Since then, the site has registered over 500,000 workers worldwide, according to a 2015 World Bank report. Who are they? A new Pew Research study surveyed 3, 370 US “Turkers” between Feb. 9 and Feb. 25 and found that young, college graduates are swooping up these meager tasks.

Over 88% of the Turkers were under 50 and half had a college degree. This was a surprise to Pew.  ”You would expect a lower paying job like this would have less-educated people but here, despite relatively low wages, you see a number of educated people doing it,” senior researcher and author of the report, Paul Hitlin, said in an interview. “People can work when they want and where they want and that creates a lot of value for them.”

More than half, or 52%, of the respondents reported that they earned less than $5 per hour. Hitlin said that minimum wage laws don’t apply because workers get paid based on what tasks they choose to do and how fast they work. Only a quarter of the people on the site said that most or all of their income came from Mechanical Turk tasks. Most people just use it as an additional stream of income. 

About 61% of the tasks that can be completed in under a few minutes paid less than 10 cents each, researchers found.  Scholars who use the site do so for one-off or short-term projects.
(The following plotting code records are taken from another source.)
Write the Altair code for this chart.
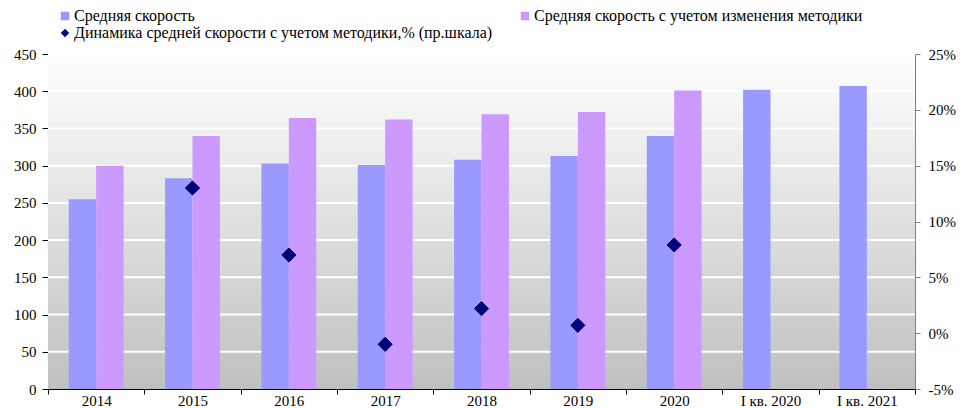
import altair as alt
import pandas as pd

categories = ["2014", "2015", "2016", "2017", "2018", "2019", "2020", "I кв. 2020", "I кв. 2021"]
avg_speed = [255, 283, 303, 301, 308, 313, 340, 402, 407]
avg_speed_adj = [300, 340, 364, 362, 369, 372, 401, None, None]
growth_cats = ["2015", "2016", "2017", "2018", "2019", "2020"]
growth_pct = [13.0, 7.0, -1.0, 2.2, 0.7, 7.9]
left_ticks = [0, 50, 100, 150, 200, 250, 300, 350, 400, 450]
right_ticks = [-5, 0, 5, 10, 15, 20, 25]

S1 = "Средняя скорость"
S2 = "Средняя скорость с учетом изменения методики"
S3 = "Динамика средней скорости с учетом методики,% (пр.шкала)"
series = [S1, S2, S3]
colors = ["#9999FF", "#CC99FF", "#000080"]

FONT = "'Liberation Serif', 'Times New Roman', serif"

rows = []
for c, a, b in zip(categories, avg_speed, avg_speed_adj):
    rows.append({"cat": c, "series": S1, "v": a})
    if b is not None:
        rows.append({"cat": c, "series": S2, "v": b})
bars_df = pd.DataFrame(rows)
pts_df = pd.DataFrame({"cat": growth_cats, "series": S3, "p": growth_pct})
grid_df = pd.DataFrame({"g": left_ticks[1:]})

xscale = alt.Scale(domain=categories, paddingInner=0, paddingOuter=0)
xaxis = alt.Axis(title=None, labelAngle=0, tickBand="extent", domainColor="black",
                 tickColor="black", tickSize=5, labelPadding=-1, labelFont=FONT,
                 labelFontSize=15, labelColor="black")
yscale_l = alt.Scale(domain=[0, 450], nice=False, zero=True)
yaxis_l = alt.Axis(title=None, values=left_ticks, grid=False, domainColor="black",
                   tickColor="black", tickSize=6, labelPadding=6, labelFont=FONT,
                   labelFontSize=15, labelColor="black")
color_scale = alt.Scale(domain=series, range=colors)
legend = alt.Legend(title=None, orient="none", legendX=9, legendY=-46, columns=2,
                    direction="horizontal",
                    labelFont=FONT, labelFontSize=16, labelColor="black",
                    symbolSize=72, symbolStrokeWidth=0, rowPadding=1,
                    columnPadding=24, labelOffset=1, labelLimit=600)

bg = alt.Chart(pd.DataFrame({"a": [0]})).mark_rect(
    fill=alt.Gradient(gradient="linear",
                      stops=[alt.GradientStop(color="#ffffff", offset=0),
                             alt.GradientStop(color="#c0c0c0", offset=1)],
                      x1=0, x2=0, y1=0, y2=1)
).encode(x=alt.value(0), x2=alt.value("width"), y=alt.value(0), y2=alt.value("height"))

grid = alt.Chart(grid_df).mark_rule(color="white", strokeWidth=2).encode(
    y=alt.Y("g:Q", scale=yscale_l, axis=yaxis_l)
)

bars = alt.Chart(bars_df).mark_bar().encode(
    x=alt.X("cat:N", scale=xscale, axis=xaxis, sort=categories),
    xOffset=alt.XOffset("series:N", scale=alt.Scale(domain=[S1, S2], paddingOuter=0.757, paddingInner=0)),
    y=alt.Y("v:Q", scale=yscale_l, axis=yaxis_l),
    color=alt.Color("series:N", scale=color_scale, legend=legend),
)

left = alt.layer(bg, grid, bars)

pts = alt.Chart(pts_df).mark_point(filled=True, size=200, opacity=1, stroke="#00004a",
                                   strokeWidth=1).encode(
    x=alt.X("cat:N", scale=xscale, axis=xaxis, sort=categories),
    y=alt.Y("p:Q", scale=alt.Scale(domain=[-5, 25], nice=False, zero=False),
            axis=alt.Axis(orient="right", title=None, values=right_ticks, grid=False,
                          labelExpr="datum.value + '%'", domainColor="#808080",
                          tickColor="#808080", tickSize=5, labelPadding=8,
                          labelFont=FONT, labelFontSize=15, labelColor="black")),
    color=alt.Color("series:N", scale=color_scale, legend=legend),
    shape=alt.Shape("series:N", scale=alt.Scale(domain=series, range=["square", "square", "diamond"]),
                    legend=legend),
)

chart = alt.layer(left, pts).resolve_scale(y="independent").properties(
    width=867, height=335,
    padding={"left": 40, "top": 46, "right": 49, "bottom": 19},
    autosize=alt.AutoSizeParams(type="none"),
).configure(font=FONT).configure_view(stroke=None).configure_legend(
    labelFont=FONT, labelFontSize=16, labelColor="black"
)

chart.save("out.html", embed_options={"renderer": "svg", "actions": False})
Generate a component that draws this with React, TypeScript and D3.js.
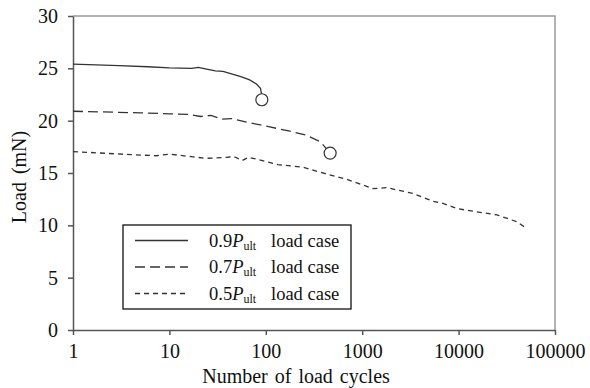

For companies, Turkers are cheaper than machines. Some businesses have made the site part of their ongoing business models. For instance, identifying a receipt and logging it may seem like an easy job for a machine, but computers can fail at this task: The receipt could be crumpled, faded, not aligned well, or it may be from a store the machine has never seen before.

Humans can recognize these things almost instantly.